Fifth Is The New Third & Transfer Giggles
I wonder about Arsenal fans sometimes. I do genuinely. Frequently it’s with exasperation, wondering why they believe so much of what is written in desperate desire to sell advertising; why it is so unrelentingly consumed without question. This morning’s Arsenal conundrum is more about who votes for the club’s player of the year? I mean I will take it as read that Robin van Persie is in first place. Second presumably will be Laurent Koscielny. Third? Well third has come in fifth.
Mikel Arteta‘s contribution to my mind, was worthy of a higher placing.
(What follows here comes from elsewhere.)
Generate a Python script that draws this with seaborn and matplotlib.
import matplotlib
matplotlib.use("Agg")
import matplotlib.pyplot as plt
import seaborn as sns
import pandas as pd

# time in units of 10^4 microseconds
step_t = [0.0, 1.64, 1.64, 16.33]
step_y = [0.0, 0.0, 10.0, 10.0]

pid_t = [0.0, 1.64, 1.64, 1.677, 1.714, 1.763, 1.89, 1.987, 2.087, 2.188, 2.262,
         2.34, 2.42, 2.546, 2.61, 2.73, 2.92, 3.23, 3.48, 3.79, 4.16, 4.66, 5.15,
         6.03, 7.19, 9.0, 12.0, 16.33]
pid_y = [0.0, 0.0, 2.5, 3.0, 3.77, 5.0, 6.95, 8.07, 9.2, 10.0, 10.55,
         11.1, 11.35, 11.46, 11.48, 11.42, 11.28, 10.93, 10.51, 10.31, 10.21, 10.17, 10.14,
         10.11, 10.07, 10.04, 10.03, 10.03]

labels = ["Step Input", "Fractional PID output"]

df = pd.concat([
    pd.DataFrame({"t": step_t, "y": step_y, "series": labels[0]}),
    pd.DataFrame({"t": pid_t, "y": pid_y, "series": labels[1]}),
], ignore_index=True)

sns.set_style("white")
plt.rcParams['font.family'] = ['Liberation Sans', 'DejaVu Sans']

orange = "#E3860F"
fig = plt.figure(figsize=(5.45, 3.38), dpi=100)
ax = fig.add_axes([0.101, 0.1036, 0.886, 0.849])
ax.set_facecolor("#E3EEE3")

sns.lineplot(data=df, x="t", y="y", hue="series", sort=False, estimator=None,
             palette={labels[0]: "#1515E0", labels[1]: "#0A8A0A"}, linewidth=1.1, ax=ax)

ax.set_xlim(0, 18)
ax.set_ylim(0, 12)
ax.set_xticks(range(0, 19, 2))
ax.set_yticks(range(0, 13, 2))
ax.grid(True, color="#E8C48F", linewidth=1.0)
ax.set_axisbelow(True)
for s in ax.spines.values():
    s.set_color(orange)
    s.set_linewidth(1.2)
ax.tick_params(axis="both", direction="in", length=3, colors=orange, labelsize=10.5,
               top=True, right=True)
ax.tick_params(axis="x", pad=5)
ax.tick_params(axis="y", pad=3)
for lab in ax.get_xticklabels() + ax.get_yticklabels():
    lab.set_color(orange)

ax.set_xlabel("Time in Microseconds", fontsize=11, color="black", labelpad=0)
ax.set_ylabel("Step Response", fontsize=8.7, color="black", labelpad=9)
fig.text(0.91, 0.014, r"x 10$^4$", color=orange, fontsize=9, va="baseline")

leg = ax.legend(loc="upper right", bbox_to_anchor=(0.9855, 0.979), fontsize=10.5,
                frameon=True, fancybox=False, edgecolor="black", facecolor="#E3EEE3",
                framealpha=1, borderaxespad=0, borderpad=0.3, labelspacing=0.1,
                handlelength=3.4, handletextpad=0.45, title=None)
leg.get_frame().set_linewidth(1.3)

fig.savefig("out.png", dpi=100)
I am guessing that Tomas Rosicky will be third or fourth whilst I presume that Alex Song is the other. I would not necessarily disagree with the former being rated higher than the Spaniard although it seems more influenced by the Czech international’s form since Christmas than anything over the course of the nine months of the campaign.
Arteta was probably the best purchase of Summer 2011, bringing a steadying and calming influence to the Arsenal midfield following the departure of Fabregas and Nasri to their new homes. The statistics so often beloved of us do not tell the whole story with six goals and three assists not reflecting the impact he made. That the Basque cannot force his way into the national team squad says more of the riches that they have than anything of his performances.
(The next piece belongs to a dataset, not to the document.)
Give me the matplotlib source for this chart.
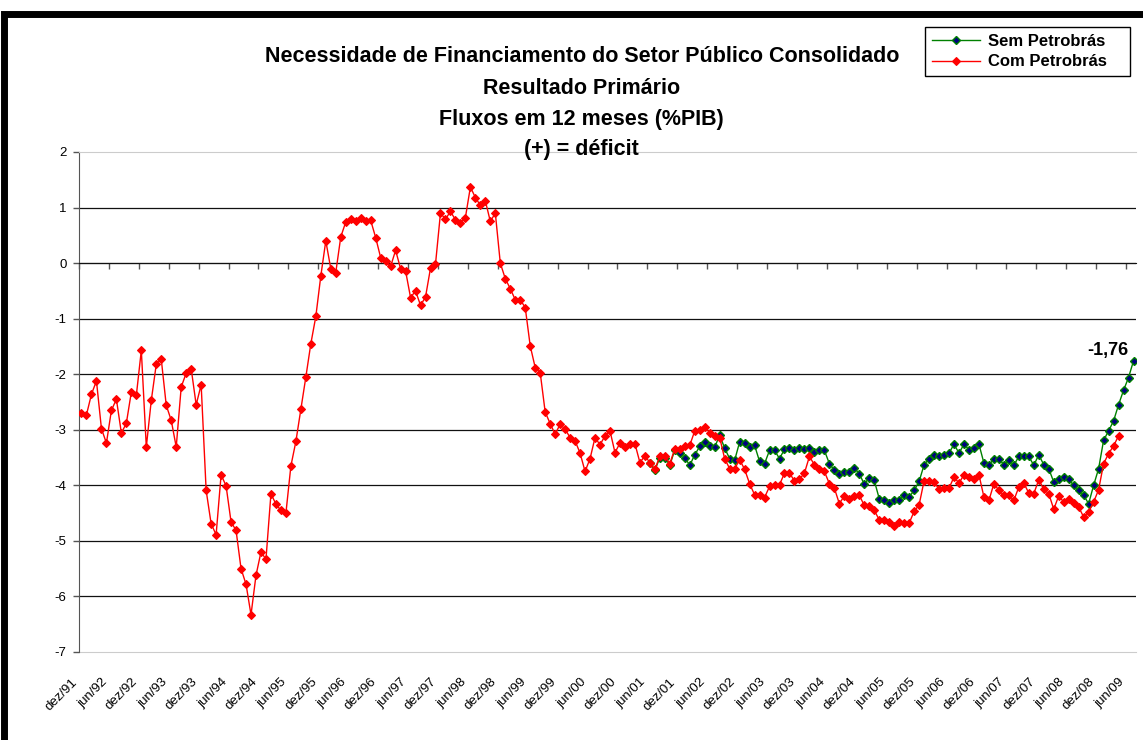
import numpy as np
import pandas as pd
import matplotlib
matplotlib.use("Agg")
import matplotlib.pyplot as plt
import matplotlib.transforms as mtransforms
from matplotlib.patches import Rectangle

plt.rcParams['font.family'] = ['Liberation Sans', 'DejaVu Sans']
plt.rcParams['axes.unicode_minus'] = False

# monthly categories dez/91 .. jul/09
months = pd.period_range('1991-12', '2009-07', freq='M')
pt_month = {1: 'jan', 2: 'fev', 3: 'mar', 4: 'abr', 5: 'mai', 6: 'jun',
            7: 'jul', 8: 'ago', 9: 'set', 10: 'out', 11: 'nov', 12: 'dez'}
cat_labels = [f"{pt_month[p.month]}/{p.year % 100:02d}" for p in months]

# Com Petrobrás: dez/91 .. abr/09
com_petrobras = [
    -2.69, -2.73, -2.36, -2.12, -2.98, -3.24, -2.65, -2.45, -3.06, -2.88, -2.32, -2.38,
    -1.57, -3.31, -2.47, -1.82, -1.73, -2.56, -2.83, -3.31, -2.23, -1.98, -1.90, -2.55,
    -2.19, -4.09, -4.69, -4.89, -3.81, -4.01, -4.66, -4.81, -5.50, -5.78, -6.33, -5.62,
    -5.20, -5.33, -4.15, -4.34, -4.45, -4.50, -3.65, -3.21, -2.63, -2.05, -1.45, -0.96,
    -0.23, 0.40, -0.10, -0.17, 0.47, 0.74, 0.79, 0.76, 0.81, 0.75, 0.77, 0.46,
    0.10, 0.04, -0.06, 0.23, -0.10, -0.14, -0.62, -0.50, -0.76, -0.61, -0.09, -0.02,
    0.90, 0.79, 0.93, 0.78, 0.72, 0.82, 1.37, 1.18, 1.04, 1.12, 0.75, 0.90,
    0.00, -0.28, -0.46, -0.66, -0.66, -0.80, -1.49, -1.88, -1.97, -2.68, -2.89, -3.08,
    -2.90, -2.99, -3.14, -3.20, -3.42, -3.75, -3.52, -3.14, -3.27, -3.11, -3.02, -3.41,
    -3.24, -3.31, -3.25, -3.25, -3.59, -3.47, -3.59, -3.71, -3.48, -3.48, -3.61, -3.34,
    -3.35, -3.30, -3.28, -3.02, -3.01, -2.95, -3.05, -3.11, -3.14, -3.52, -3.70, -3.70,
    -3.54, -3.71, -3.97, -4.17, -4.17, -4.22, -4.02, -4.00, -3.99, -3.78, -3.78, -3.92,
    -3.89, -3.78, -3.48, -3.63, -3.70, -3.75, -3.97, -4.05, -4.33, -4.19, -4.24, -4.19,
    -4.18, -4.36, -4.38, -4.45, -4.62, -4.62, -4.66, -4.74, -4.66, -4.68, -4.68, -4.47,
    -4.35, -3.92, -3.93, -3.94, -4.07, -4.05, -4.05, -3.85, -3.96, -3.81, -3.85, -3.89,
    -3.81, -4.21, -4.27, -3.97, -4.09, -4.18, -4.18, -4.27, -4.03, -3.96, -4.14, -4.15,
    -3.90, -4.07, -4.15, -4.43, -4.19, -4.30, -4.24, -4.32, -4.39, -4.57, -4.48, -4.30,
    -4.08, -3.61, -3.43, -3.29, -3.11,
]

# Sem Petrobrás: jun/01 .. jul/09
sem_start = 114
sem_petrobras = [
    -3.60, -3.73, -3.50, -3.50, -3.64, -3.36,
    -3.42, -3.50, -3.64, -3.45, -3.30, -3.22, -3.30, -3.31, -3.10, -3.33, -3.52, -3.55,
    -3.22, -3.24, -3.31, -3.28, -3.57, -3.61, -3.37, -3.37, -3.52, -3.35, -3.33, -3.37,
    -3.33, -3.35, -3.33, -3.40, -3.37, -3.37, -3.61, -3.73, -3.79, -3.76, -3.76, -3.69,
    -3.79, -3.98, -3.86, -3.91, -4.24, -4.27, -4.31, -4.27, -4.27, -4.17, -4.21, -4.09,
    -3.93, -3.63, -3.52, -3.45, -3.48, -3.45, -3.42, -3.26, -3.42, -3.26, -3.36, -3.33,
    -3.26, -3.60, -3.64, -3.52, -3.52, -3.63, -3.54, -3.64, -3.48, -3.48, -3.48, -3.64,
    -3.45, -3.63, -3.70, -3.94, -3.88, -3.85, -3.89, -4.00, -4.08, -4.18, -4.33, -4.00,
    -3.70, -3.19, -3.02, -2.84, -2.55, -2.29, -2.06, -1.76,
]

title_lines = ["Necessidade de Financiamento do Setor Público Consolidado",
               "Resultado Primário", "Fluxos em 12 meses (%PIB)", "(+) = déficit"]

W, H = 1143, 740
fig = plt.figure(figsize=(W / 100, H / 100), dpi=100)
ax = fig.add_axes([79 / W, 1 - 652 / H, 1057 / W, 500 / H])

x = np.arange(len(months))
ax.plot(x[sem_start:sem_start + len(sem_petrobras)], sem_petrobras,
        color='#008000', lw=1.0, marker='D', ms=4.2,
        mfc='#000080', mec='#008000', mew=1.0, label='Sem Petrobrás', zorder=3)
ax.plot(x[:len(com_petrobras)], com_petrobras,
        color='#FF0000', lw=1.0, marker='D', ms=4.5,
        mfc='#FF0000', mec='#FF0000', mew=0.8, label='Com Petrobrás', zorder=4)

ax.set_xlim(-0.5, len(months) - 0.5)
ax.set_ylim(-7, 2)
ax.set_yticks(range(-7, 3))
ax.yaxis.grid(True, color='#111111', lw=0.9)
gls = ax.get_ygridlines()
gls[0].set_visible(False)
gls[-1].set_visible(False)
ax.set_axisbelow(True)

ax.spines['top'].set_color('#cccccc')
ax.spines['top'].set_linewidth(0.8)
ax.spines['right'].set_visible(False)
ax.spines['left'].set_color('#555555')
ax.spines['bottom'].set_position(('data', 0))
ax.spines['bottom'].set_color('#111111')

ax.set_xticks(np.arange(-0.5, len(months) - 1, 6))
ax.tick_params(axis='x', length=4, width=1, color='#555555', labelbottom=False)
ax.tick_params(axis='y', length=4, width=1, color='#555555', labelsize=9.5, pad=5)

# plot-area bottom edge
sec = ax.secondary_xaxis('bottom')
sec.set_xticks([])
sec.spines['bottom'].set_color('#cccccc')

# category labels every 6 months, below the plot area
lab_tr = (mtransforms.blended_transform_factory(ax.transData, ax.transAxes)
          + mtransforms.ScaledTranslation(-10 / 100, -24 / 100, fig.dpi_scale_trans))
for xi, lab in zip(x[::6], cat_labels[::6]):
    ax.text(xi, 0, lab, transform=lab_tr, rotation=45, ha='right', va='top',
            rotation_mode='anchor', fontsize=9.5, clip_on=False)

ax.annotate('-1,76', xy=(x[-1], sem_petrobras[-1]), xytext=(-26, 10),
            textcoords='offset pixels', ha='center', va='center',
            fontsize=13, fontweight='bold')

for line, yc in zip(title_lines, [57, 88, 120, 150]):
    fig.text(0.509, 1 - yc / H, line, ha='center', va='center',
             fontsize=15.5, fontweight='bold')

leg = fig.legend(loc='upper left', bbox_to_anchor=(925 / W, 1 - 80 / H, 205 / W, 53 / H),
                 mode='expand', borderaxespad=0, fancybox=False, edgecolor='black',
                 framealpha=1, prop={'weight': 'bold', 'size': 12}, handlelength=2.9,
                 borderpad=0.4, labelspacing=0.35, handletextpad=0.5)
leg.get_frame().set_linewidth(1.0)

# thick chart-area border (top and left edges visible)
fig.add_artist(Rectangle((3.5 / W, -0.5), 2.0, 1.5 - 13.5 / H,
                         transform=fig.transFigure, fill=False,
                         lw=5, ec='black', clip_on=False))

fig.savefig('out.png', dpi=100, facecolor='white')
You have to always be upgrading. Otherwise you’re f*cked.
– Billy Beane
Transfer window tattle went into overdrive yesterday. Yann M’vila is also one who is deemed to be an improvement on the current Arsenal squad but he is taking too long for today’s NOW society. The press are bored by his posturing so are looking to help Arsène find a new defensive midfielder. Having scoured the world game and taken into consideration contractual status, Nigel de Jong is this morning’s bruiser in the making.
Eden Hazard took his sizeable abilities and even bigger ego to Stamford Bridge after taking pontification over his future to a whole new level. Bizarre as his behaviour has been, he would have strengthened the Arsenal squad and it would be foolish to deny that. It might not be a position that is high on anyone’s list of required improvements but that is a whole different matter.
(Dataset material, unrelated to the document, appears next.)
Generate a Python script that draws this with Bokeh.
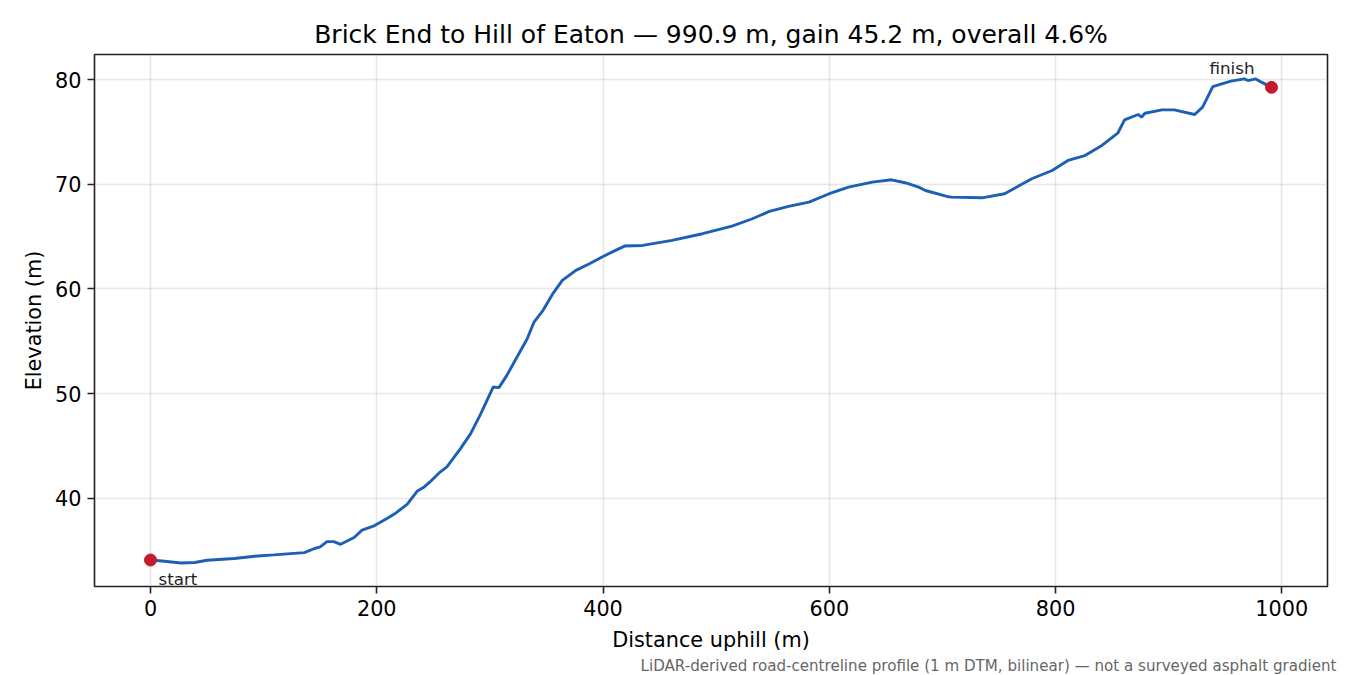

Bizarre is a word that seems apt for the story carried this morning by Daily Heil raconteur extraordinaire, Sami Mokbel. You have to have cojones to run a story that Chelsea are interested in Theo Walcott when they have just committed to spending £30m on a player who will occupy a wide attacking position. That’s before you remember that they spent £20m on Juan Mata last summer. Not quite as funny as the story linking us with Fernando Llorente, a wind-up that was picked up from Twitter and published by a, ahem, Sportsmail Reporter.
Back to Walcott. The story seems to have come from his agent, Walcott’s team having declined to discuss the situation with the club during the season. Repositioning their client into the part of the ‘victim’ is pointless; Walcott’s contract had flown under a lot of people’s radar as attention focussed on Robin van Persie.
The England international divides opinions, his inconsistent displays deemed to be a failure to fulfil his talent. My own view is that he is not as inconsistent as is sometimes stated. Wayward delivery is often cited by media commentators as his biggest failing but it is ignoring the obvious. He is a wide player whose primary role is an attacker; thirteen goals in 2010-11 reduced to eleven last season but by the same token, he created thirteen as opposed to the previous nine: a net two-goal ‘gain’. He is still essentially contributing a goal every other game.
Walcott’s problem is two-fold. Firstly, Arsenal paid a big fee for the teenager and with that comes a lot of hype and perhaps unrealistic expectations. That is not of Walcott’s doing and certainly his development was hampered by injuries. Last season was the first time that Walcott came anywhere near being an ever-present. The second is of his own making; he is continually setting himself targets (a good thing) and telling us about them (a bad idea, a very hugely, immensely, bad idea). Once those and the notion of playing as a central striker, are in the public domain they are another cross that he has to bear rather than finding row Z with.
For all of that, I would prefer Walcott to stay in the same way I want van Persie to stay (his mum says so). There will be a perception problem if one leaves with both being fodder for ‘Gunners In Crisis‘ headlines and we know the angst that will arise from that. Yes, I am being polite when I use the word ‘angst’. As it is, I expect both will stay with posturing filling the back pages in the lull between the end of the season and beginning of Euro2012.